A man has been charged with extorting Northern Virginia business owners over the past three years, forcing them to pay money and threatening to call authorities about illegal-immigrant employees, according to court records.
Je Hyung Yoo, 29, was charged in federal court in Alexandria with conspiracy to interfere with commerce by threats or violence. From summer 2009 to March 2012, he and others extorted money from Annandale-area businesses, according to a criminal complaint.
Extortion victims told investigators that they had been physically beaten and intimidated into paying Yoo and others thousands of dollars during that time.
An attorney for Yoo declined to comment. Yoo came to the United States from South Korea in 1993 and illegally overstayed his visa, court documents say.
As of Friday, no one else appears to have been charged in the case.
An Immigration and Customs Enforcement Homeland Security Investigations special agent who interviewed Yoo in February and in May wrote in the criminal complaint that Yoo admitted to being part of the extortion organization, used his English-language skills to act as an interpreter in the scheme and was an “enforcer” for the organization. Yoo said the extortion group generally targeted business owners who were in the United States illegally or engaged in other illegal activity.
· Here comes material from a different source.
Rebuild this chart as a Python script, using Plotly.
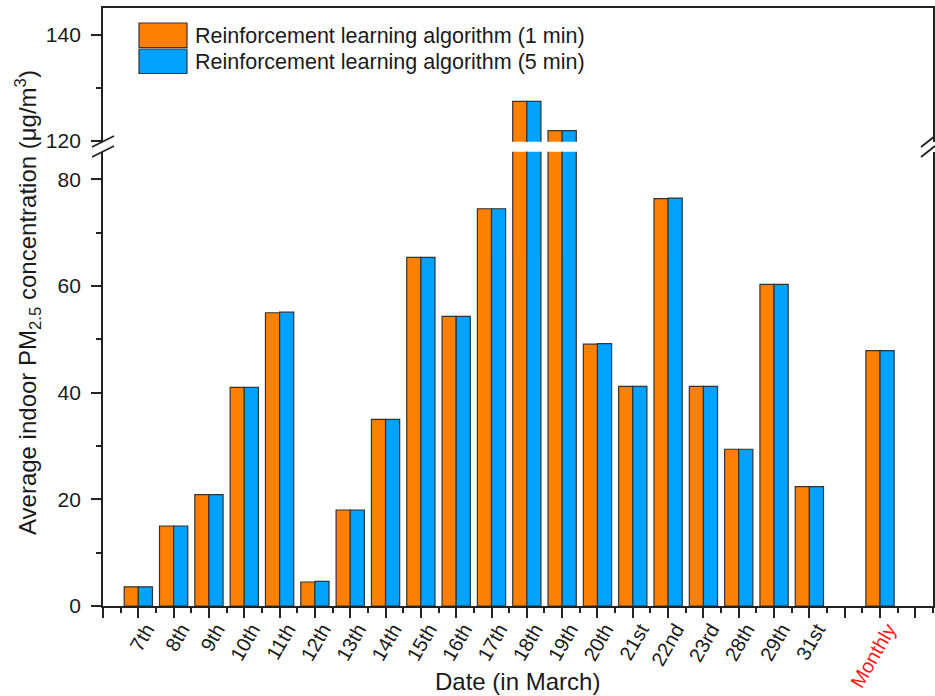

One man who said he operates an unlicensed taxi service told authorities that he was forced to make monthly extortion payments of $500. When he missed several payments, Yoo and others kicked and punched him in the face, arms and legs, court documents say.
Another man who said he operated a “doumi” company — which provides companions to customers at businesses like karaoke clubs and bars — reported that members of the extortion organization told him he needed to pay money to run a business in Annandale. The group also threatened to tell “immigration” about illegal-immigrant workers at the doumi business unless the owner paid, according to court documents.
And a former restaurant owner told investigators that he initially refused to pay, but Yoo and another man came to his restaurant carrying a metal baton and threatened him.
“Come on. You have to pay,” Yoo told the restaurant owner, according to the complaint. “You know what will happen if you don’t pay.”